White women teaching black boys: The uncomfortable and necessary conversation

Baltimore, Md. (WMAR) -

White women teaching black boys, that was the topic of a forum at Friends School of Baltimore Monday night.

The goal was to bring a room full of people out of their comfort zones and ask how teachers from much different backgrounds than their students can connect with them.

The discussion was sparked by a book called “The Guide for White Women Who Teach Black Boys”, Edited by Eddie Moore, Ali Michael, and Marguerite W. Penick-Parks.

The editors of the book introduced the book and the ideas brought up in it.

The main focus of the discussion, the fact that 65-percent of the teaching force in America are white women.

Matt Micciche, the Head of School at Friends School of Baltimore, brought the group in to open peoples eyes to see that a divide does exist and they need to do everything they can to bridge it.
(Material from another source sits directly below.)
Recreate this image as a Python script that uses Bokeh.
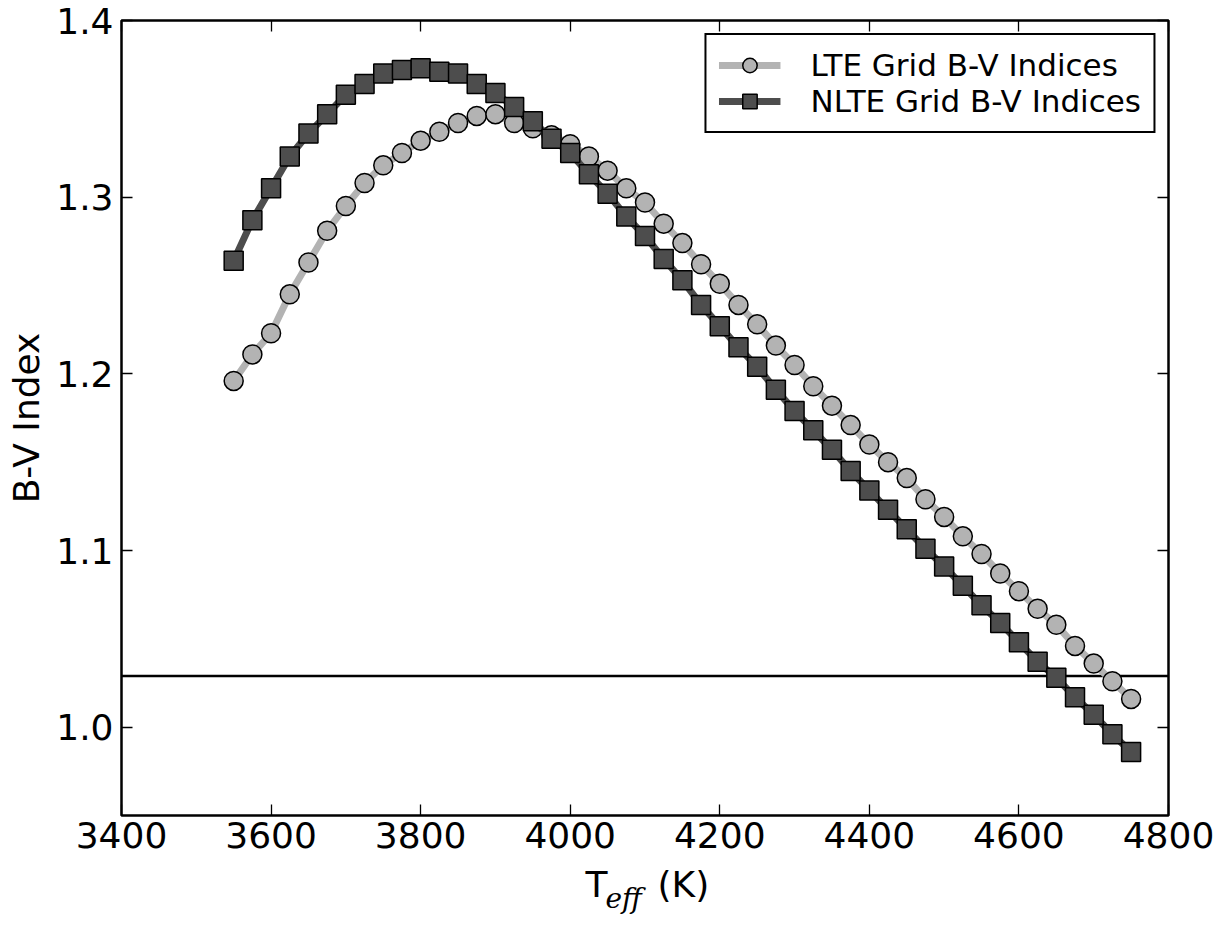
from bokeh.plotting import figure
from bokeh.layouts import column
from bokeh.models import (Range1d, FixedTicker, LinearAxis, Span, Legend, LegendItem,
                          Label, NumeralTickFormatter, CustomLabelingPolicy)
from bokeh.embed import file_html
from bokeh.resources import INLINE

# ---- data ----
teff = [3550, 3575, 3600, 3625, 3650, 3675, 3700, 3725, 3750, 3775,
        3800, 3825, 3850, 3875, 3900, 3925, 3950, 3975, 4000, 4025,
        4050, 4075, 4100, 4125, 4150, 4175, 4200, 4225, 4250, 4275,
        4300, 4325, 4350, 4375, 4400, 4425, 4450, 4475, 4500, 4525,
        4550, 4575, 4600, 4625, 4650, 4675, 4700, 4725, 4750]

lte_bv = [1.196, 1.211, 1.223, 1.245, 1.263, 1.281, 1.295, 1.308, 1.318, 1.325,
          1.332, 1.337, 1.342, 1.346, 1.347, 1.342, 1.339, 1.335, 1.330, 1.323,
          1.315, 1.305, 1.297, 1.285, 1.274, 1.262, 1.251, 1.239, 1.228, 1.216,
          1.205, 1.193, 1.182, 1.171, 1.160, 1.150, 1.141, 1.129, 1.119, 1.108,
          1.098, 1.087, 1.077, 1.067, 1.058, 1.046, 1.036, 1.026, 1.016]

nlte_bv = [1.264, 1.287, 1.305, 1.323, 1.336, 1.347, 1.358, 1.364, 1.370, 1.372,
           1.373, 1.371, 1.370, 1.364, 1.359, 1.351, 1.343, 1.333, 1.325, 1.313,
           1.302, 1.289, 1.278, 1.265, 1.253, 1.239, 1.227, 1.215, 1.204, 1.191,
           1.179, 1.168, 1.157, 1.145, 1.134, 1.123, 1.112, 1.101, 1.091, 1.080,
           1.069, 1.059, 1.048, 1.037, 1.028, 1.017, 1.007, 0.996, 0.986]

reference_bv = 1.029

x_ticks = [3400, 3600, 3800, 4000, 4200, 4400, 4600, 4800]
y_ticks = [1.0, 1.1, 1.2, 1.3, 1.4]

series_labels = ["LTE Grid B-V Indices", "NLTE Grid B-V Indices"]
y_title = "B-V Index"
x_title_parts = ["T", "eff", "(K)"]

# ---- main figure ----
FONT = "DejaVu Sans"
W = 1216
BORDER_L, BORDER_R = 121, 48
STRIP_H = 53
p = figure(width=W, height=916 - STRIP_H, output_backend="svg", toolbar_location=None,
           x_range=Range1d(3400, 4800), y_range=Range1d(0.95, 1.4),
           min_border_left=BORDER_L, min_border_right=BORDER_R, min_border_top=20,
           min_border_bottom=48, background_fill_color="white",
           border_fill_color="white")
p.xgrid.visible = False
p.ygrid.visible = False
p.outline_line_color = "black"
p.outline_line_width = 2.5
p.outline_line_alpha = 1.0

bottom_axis = p.below[0]
left_axis = p.left[0]
bottom_axis.ticker = FixedTicker(ticks=x_ticks)
left_axis.ticker = FixedTicker(ticks=y_ticks)
left_axis.formatter = NumeralTickFormatter(format="0.0")

no_labels = CustomLabelingPolicy(code="return new Set()")
top_axis = LinearAxis(ticker=FixedTicker(ticks=x_ticks), major_label_policy=no_labels)
right_axis = LinearAxis(ticker=FixedTicker(ticks=y_ticks), major_label_policy=no_labels)
p.add_layout(top_axis, "above")
p.add_layout(right_axis, "right")

for ax in [bottom_axis, left_axis, top_axis, right_axis]:
    ax.axis_line_color = None
    ax.major_tick_in = 11
    ax.major_tick_out = 0
    ax.major_tick_line_color = "black"
    ax.major_tick_line_width = 1.3
    ax.minor_tick_line_color = None
    ax.major_label_text_font = FONT
    ax.major_label_text_font_size = "36px"
    ax.major_label_text_color = "black"

for ax in [top_axis, right_axis]:
    ax.major_label_text_font_size = "0px"
    ax.major_label_standoff = 0
    ax.axis_label_standoff = 0

bottom_axis.major_label_standoff = 6
left_axis.major_label_standoff = 8
left_axis.axis_label = y_title
left_axis.axis_label_text_font = FONT
left_axis.axis_label_text_font_size = "36px"
left_axis.axis_label_text_font_style = "normal"
left_axis.axis_label_text_color = "black"
left_axis.axis_label_standoff = 6

# reference line (under the markers)
p.add_layout(Span(location=reference_bv, dimension="width", line_color="black",
                  line_width=2.5, level="underlay"))

# LTE series
l1 = p.line(teff, lte_bv, line_color="#b3b3b3", line_width=7)
s1 = p.scatter(teff, lte_bv, marker="circle", size=19, fill_color="#b3b3b3",
               line_color="black", line_width=1.5)
# NLTE series
l2 = p.line(teff, nlte_bv, line_color="#4d4d4d", line_width=7)
s2 = p.scatter(teff, nlte_bv, marker="square", size=19, fill_color="#4d4d4d",
               line_color="black", line_width=1.5)

legend = Legend(items=[LegendItem(label=series_labels[0], renderers=[l1, s1]),
                       LegendItem(label=series_labels[1], renderers=[l2, s2])],
                location="top_right")
legend.label_text_font = FONT
legend.label_text_font_size = "31px"
legend.label_text_color = "black"
legend.border_line_color = "black"
legend.border_line_width = 2
legend.border_line_alpha = 1.0
legend.background_fill_color = "white"
legend.background_fill_alpha = 1.0
legend.glyph_width = 62
legend.glyph_height = 36
legend.label_height = 36
legend.spacing = 0
legend.padding = 12
legend.label_standoff = 30
legend.margin = 13
p.add_layout(legend)

# ---- x-axis title strip: T_eff (K) with a subscript ----
p2 = figure(width=W, height=STRIP_H, output_backend="svg", toolbar_location=None,
            x_axis_location=None, y_axis_location=None,
            min_border_left=BORDER_L, min_border_right=BORDER_R,
            min_border_top=0, min_border_bottom=0,
            x_range=Range1d(0, 1), y_range=Range1d(0, 1),
            background_fill_color="white", border_fill_color="white")
p2.grid.visible = False
p2.outline_line_color = None
p2.add_layout(Label(x=464, y=STRIP_H, x_units="screen", y_units="screen",
                    text=x_title_parts[0], text_font=FONT, text_font_size="36px",
                    text_color="black", text_align="left", text_baseline="top"))
p2.add_layout(Label(x=484, y=STRIP_H - 18, x_units="screen", y_units="screen",
                    text=x_title_parts[1], text_font="DejaVu Serif",
                    text_font_style="italic", text_font_size="28px",
                    text_color="black", text_align="left", text_baseline="top"))
p2.add_layout(Label(x=536, y=STRIP_H, x_units="screen", y_units="screen",
                    text=x_title_parts[2], text_font=FONT, text_font_size="36px",
                    text_color="black", text_align="left", text_baseline="top"))

layout = column(p, p2, spacing=0)
open("out.html", "w").write(file_html(layout, INLINE))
"The most powerful piece for me was when he spoke about the experience of a mother of an African American boy shared with him that he went to school whole and came home in pieces and that her job was then putting him back together and sending him out the door," Micciche said.

Micciche said minority students make up 30 percent of the population at the school.

Victoria Lebron, a white female 5th grade teacher at the school, said relating to a young black student when she first started really helped her grow as an educator.

“I had an expectation and I went from there and now I've learned and I have to constantly check myself,” said Lebron. “I think Eddie Moore Jrs statement at the end where he said it's about action, if you're not acting then you're not doing.”

Jennifer Monroe, the mother of a black male student, commended the school for hosting the event and for the amount of people that came out.

“Having certain programs cored towards our lack initiatives and cultures and experiences would better help our communities collectively," said Monroe.

Kea Smith, who teaches African American future educators at Morgan State University, said working with people who have knowledge that you don't  can really help.

"It's about your teaching style, your instruction,” said Smith.  “Even if you identify with your students culturally and you come from the same background you still have to evaluate and say am I presenting them the way that they are learning. Discomfort is good because that leads to change."

Moore ended the night with a hidden message in the form of a slide showing several black and white photos of male African American role models.

His point was that they all learned to be great men at segregated black schools, with black teachers.

Saying that segregation still exists (pointing to all girl or all boy schools) and that it should be an option for parents of black children.

He then challenged the white female teachers to prove him wrong and to show that they can reach the students.